*Biographical note: Apollonius of Perga (ca 262 BCE–ca 190 BCE) is perhaps most well known for his treatise on conic sections, the *Conics*, wherein the terms parabola, hyperbola, and ellipse were used for the first time (the curves themselves were studied earlier, but by different names). The work significantly extends previous knowledge of conic sections, and contains many original results. His other achievements include results in mathematical astronomy and a method for approximating *\(\pi.\)* Some of his works do not survive, including the last book (Book VIII) of the *Conics.* Read more about Apollonius at MacTutor.*

(Heiberg 64.16) Let there be two given straight lines ΒΑ and ΑΓ, between which it is necessary to find two mean proportionals, ΒΑΓ containing a right angle at Α. And with center Β and radius ΑΓ, let the perimeter of a circle ΚΘΛ be drawn. Again, with center Γ and radius ΑΒ, let the perimeter of a circle ΜΘΝ be drawn, and let it cut ΚΘΛ at Θ, and let ΘΑ, ΘΒ, and ΘΓ be joined.

Above: Apollonius’ Diagram. Netz notes that the manuscripts have arcs for the circles instead of full circles (ΝΘΜ and ΚΛΘ). I have added the red circle. It has center Ξ and variable radius, which here is controlled by the slider bar. It is desired that the blue line ΔΕ pass through Θ: this will occur by adjusting the slider bar to an appropriate value.

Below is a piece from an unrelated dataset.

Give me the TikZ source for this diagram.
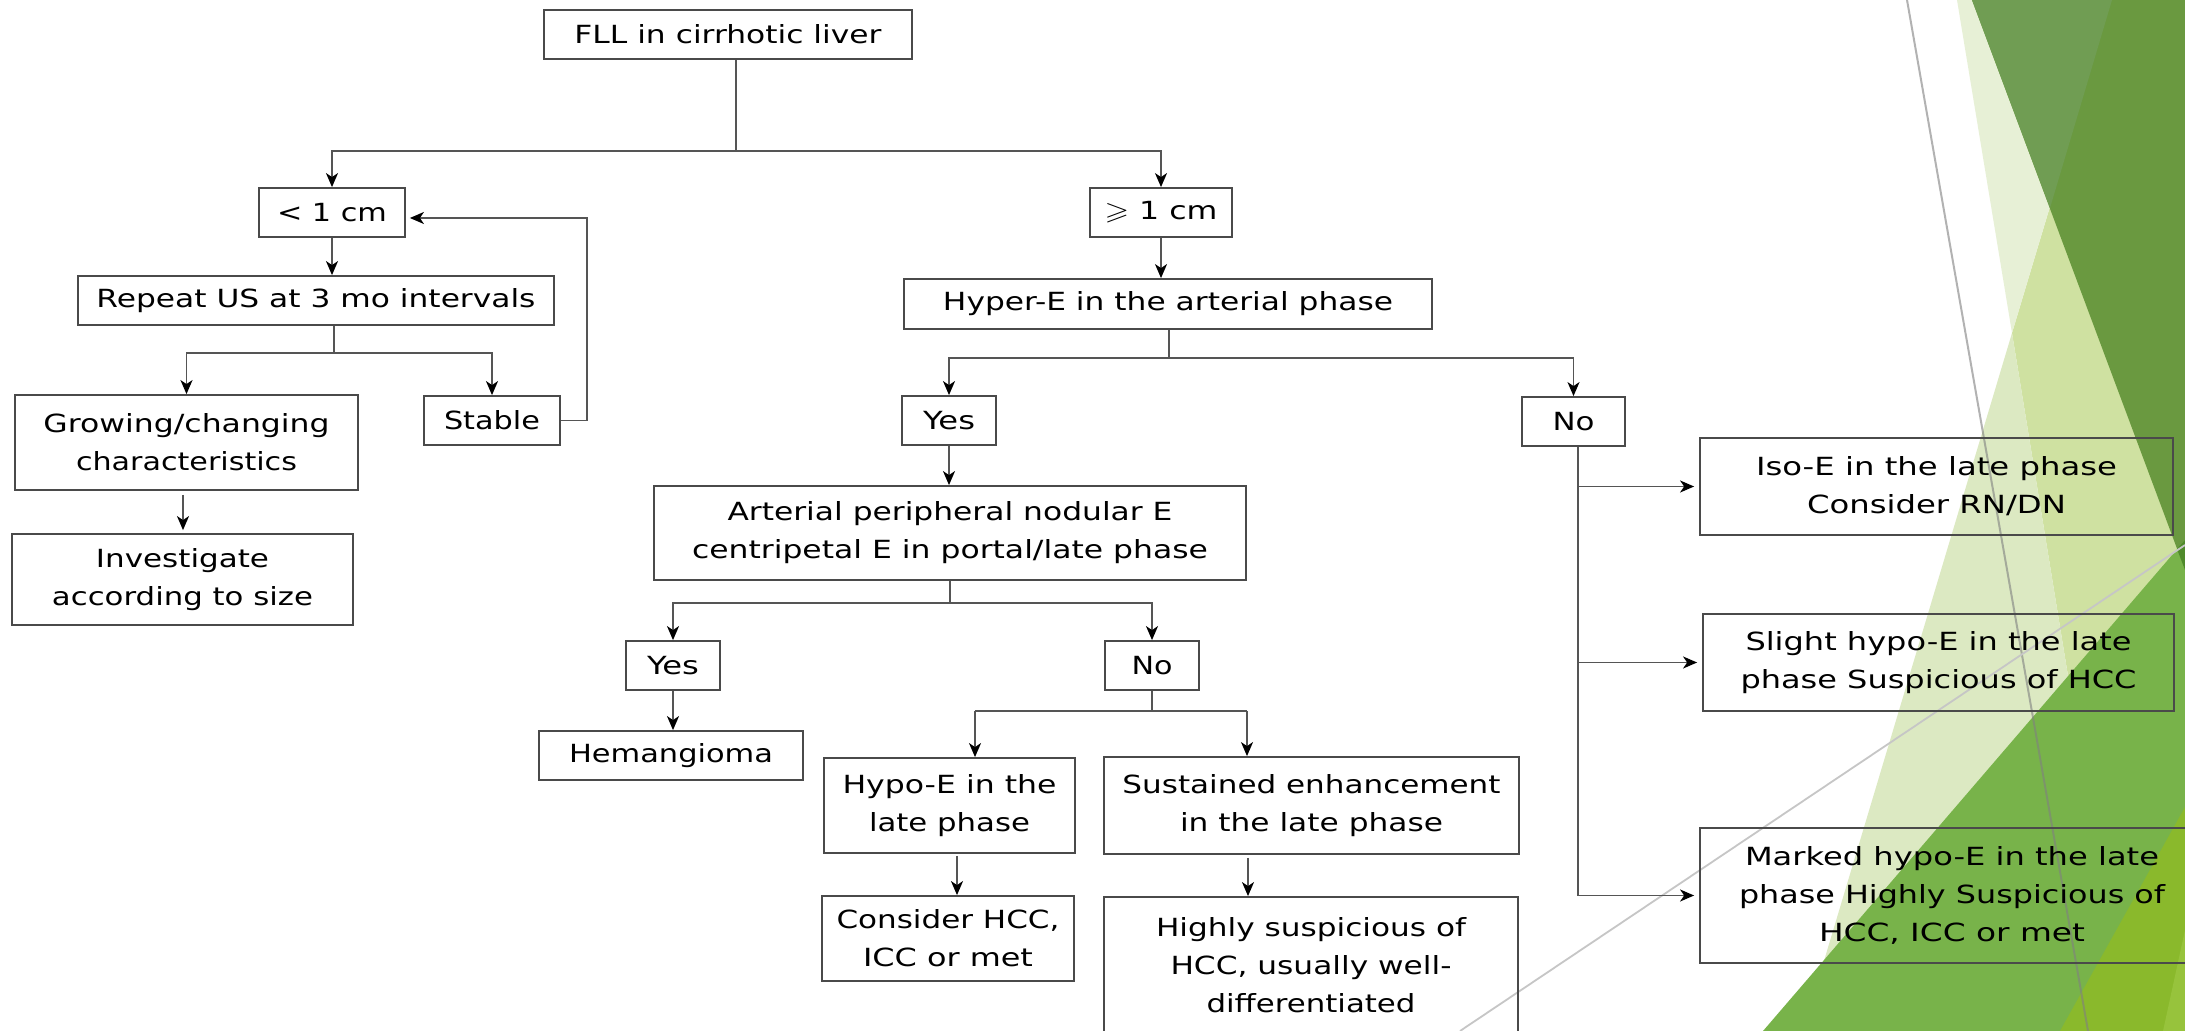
\documentclass[tikz,border=0pt]{standalone}
\usepackage{fontspec}
\setmainfont{DejaVu Sans}
\usepackage{amssymb}
\usepackage{graphicx}
\usetikzlibrary{arrows.meta,calc}
\newlength\pxu \setlength\pxu{0.5pt}
\newcommand\fitln[2]{\resizebox{#1\pxu}{\height}{#2}}
\definecolor{boxc}{HTML}{4A4A4A}
\definecolor{linec}{HTML}{555555}
\definecolor{vpale}{HTML}{E7F0D6}
\definecolor{lpale}{HTML}{DCE9C2}
\definecolor{medp}{HTML}{CFE1A1}
\definecolor{dkg}{HTML}{6A9940}
\definecolor{dkg2}{HTML}{709D53}
\definecolor{grn}{HTML}{78B34A}
\definecolor{grdk}{HTML}{4F8A2B}
\definecolor{lime}{HTML}{8AB92C}
\definecolor{lime2}{HTML}{97C33C}
\begin{document}
\begin{tikzpicture}[x=0.5pt,y=-0.5pt,
  box/.style={draw=boxc, line width=0.9pt, inner sep=0pt, align=center,
    font=\fontsize{12.5}{19}\selectfont, text=black},
  conn/.style={draw=linec, line width=0.8pt},
  arr/.style={conn, -{Stealth[length=7pt,width=6pt,inset=2pt,color=black,fill=black]}}
]
\useasboundingbox (0,0) rectangle (2185,1031);
\fill[white] (0,0) rectangle (2185,1031);
% decorative background
\fill[medp] (2112,0) -- (2012,333) -- (2126,1031) -- (2185,1031) -- (2185,0) -- cycle;
\fill[vpale] (1957,0) -- (2112,0) -- (2012,333) -- cycle;
\fill[lpale] (2012,333) -- (1803,1031) -- (2126,1031) -- cycle;
\fill[dkg] (1972,0) -- (2185,0) -- (2185,570) -- cycle;
\fill[dkg2] (1972,0) -- (2112,0) -- (2050,208) -- cycle;
\fill[grn] (1763,1031) -- (2185,540) -- (2185,1031) -- cycle;
\fill[grdk] (2177,549) -- (2185,540) -- (2185,570) -- cycle;
\fill[lime] (2060,1031) -- (2185,807) -- (2185,1031) -- cycle;
\fill[lime2] (2163,1031) -- (2185,930) -- (2185,1031) -- cycle;
\draw[gray, opacity=0.6, line width=1pt] (1907,0) -- (2088,1031);
\draw[gray!45, line width=0.9pt] (1460,1031) -- (2185,545);

% nodes
\node[box, minimum width=184pt, minimum height=24.5pt] (n1) at (728,34.5) {\fitln{307}{FLL in cirrhotic liver}};
\node[box, minimum width=73pt, minimum height=24.5pt] (n2) at (332,212.5) {\fitln{110}{< 1 cm}};
\node[box, minimum width=238pt, minimum height=24.5pt] (n3) at (316,300.5) {\fitln{439}{Repeat US at 3 mo intervals}};
\node[box, minimum width=171.5pt, minimum height=47.5pt] (n4) at (186.5,442.5) {\fitln{286}{Growing/changing}\\\fitln{221}{characteristics}};
\node[box, minimum width=68pt, minimum height=24.5pt] (n5) at (492,420.5) {\fitln{96}{Stable}};
\node[box, minimum width=170.5pt, minimum height=45.5pt] (n6) at (182.5,579.5) {\fitln{173}{Investigate}\\\fitln{261}{according to size}};
\node[box, minimum width=71pt, minimum height=24.5pt] (n7) at (1161,212.5) {\fitln{113}{$\geqslant$ 1 cm}};
\node[box, minimum width=264pt, minimum height=25pt] (n8) at (1168,304) {\fitln{450}{Hyper-E in the arterial phase}};
\node[box, minimum width=47pt, minimum height=24.5pt] (n9) at (949,420.5) {\fitln{52}{Yes}};
\node[box, minimum width=51.5pt, minimum height=24.5pt] (n10) at (1573.5,421.5) {\fitln{42}{No}};
\node[box, minimum width=296pt, minimum height=47pt] (n11) at (950,533) {\fitln{445}{Arterial peripheral nodular E}\\\fitln{516}{centripetal E in portal/late phase}};
\node[box, minimum width=47pt, minimum height=24.5pt] (n12) at (673,665.5) {\fitln{52}{Yes}};
\node[box, minimum width=47pt, minimum height=24.5pt] (n13) at (1152,665.5) {\fitln{41}{No}};
\node[box, minimum width=132pt, minimum height=24.5pt] (n14) at (671,755.5) {\fitln{204}{Hemangioma}};
\node[box, minimum width=125.5pt, minimum height=47.5pt] (n15) at (949.5,805.5) {\fitln{214}{Hypo-E in the}\\\fitln{161}{late phase}};
\node[box, minimum width=207.5pt, minimum height=48.5pt] (n16) at (1311.5,805.5) {\fitln{378}{Sustained enhancement}\\\fitln{263}{in the late phase}};
\node[box, minimum width=126pt, minimum height=42.5pt] (n17) at (948,938.5) {\fitln{223}{Consider HCC,}\\\fitln{170}{ICC or met}};
\node[box, minimum width=207pt, minimum height=68.5pt] (n18) at (1311,965.5) {\fitln{310}{Highly suspicious of}\\\fitln{281}{HCC, usually well-}\\\fitln{209}{differentiated}};
\node[box, minimum width=236.5pt, minimum height=48.5pt] (n19) at (1936.5,486.5) {\fitln{361}{Iso-E in the late phase}\\\fitln{259}{Consider RN/DN}};
\node[box, minimum width=235.5pt, minimum height=48.5pt] (n20) at (1938.5,662.5) {\fitln{386}{Slight hypo-E in the late}\\\fitln{396}{phase Suspicious of HCC}};
\node[box, minimum width=252pt, minimum height=67.5pt] (n21) at (1952,895.5) {\fitln{414}{Marked hypo-E in the late}\\\fitln{426}{phase Highly Suspicious of}\\\fitln{266}{HCC, ICC or met}};

% connectors
\coordinate (j1) at (736,151);
\draw[conn] (j1 |- n1.south) -- (j1);
\draw[arr] (j1) -| (n2.north);
\draw[arr] (j1) -| (n7.north);
\draw[arr] (n2.south) -- (n2.south |- n3.north);
\coordinate (j2) at (334,353);
\draw[conn] (j2 |- n3.south) -- (j2);
\draw[arr] (j2) -| (n4.north);
\draw[arr] (j2) -| (n5.north);
\draw[arr, shorten >=2pt] (n5.east) -- ++(26,0) |- ($(n2.east)+(0,5.5)$);
\coordinate (a4) at ($(n4.south)+(-3.5,4)$);
\draw[arr] (a4) -- ($(a4 |- n6.north)+(0,-3)$);

\draw[arr] (n7.south) -- (n7.south |- n8.north);
\coordinate (j3) at (1169,358);
\draw[conn] (j3 |- n8.south) -- (j3);
\draw[arr] (j3) -| (n9.north);
\draw[arr] (j3) -| (n10.north);
\draw[arr] (n9.south) -- (n9.south |- n11.north);
\coordinate (j4) at (950,603);
\draw[conn] (j4 |- n11.south) -- (j4);
\draw[arr] (j4) -| (n12.north);
\draw[arr] (j4) -| (n13.north);
\draw[arr] (n12.south) -- (n12.south |- n14.north);
\coordinate (j5a) at (975,711);
\coordinate (j5b) at (1247,711);
\draw[conn] (n13.south) -- (n13.south |- j5a);
\draw[conn] (j5a) -- (j5b);
\draw[arr] (j5a) -- (j5a |- n15.north);
\draw[arr] (j5b) -- (j5b |- n16.north);
\coordinate (a1) at ($(n15.south)+(7.5,2)$);
\draw[arr] (a1) -- (a1 |- n17.north);
\coordinate (a2) at ($(n16.south)+(-63.5,3)$);
\draw[arr] (a2) -- (a2 |- n18.north);

\coordinate (a3) at ($(n10.south)+(4.5,0)$);
\draw[conn] (a3) -- (a3 |- n21.west);
\draw[arr, shorten >=2.5pt] (a3 |- n19.west) -- (n19.west);
\draw[arr, shorten >=2.5pt] (a3 |- n20.west) -- (n20.west);
\draw[arr, shorten >=2.5pt] (a3 |- n21.west) -- (n21.west);
\end{tikzpicture}
\end{document}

Therefore ΒΓ is a parallelogram, and ΘΑ is its diameter. Let ΘΑ be bisected at Ξ. With center Ξ, let a circle be drawn, cutting the segments ΑΒ and ΑΓ (having been extended) at Δ and Ε, so that ΔΕ is in straight line with Θ. This will happen^{[16]} when a ruler is moved around Θ, cutting ΑΔ and ΑΕ, and being guided until the segments from Ξ to Δ and Ε become equal.

For when this has occurred, the thing being sought will be: for the construction is the same as those given by Heron and Philon, and it is clear that the same proof will suffice.

[16] Aorist optative + *ἄν*: Smyth 1828.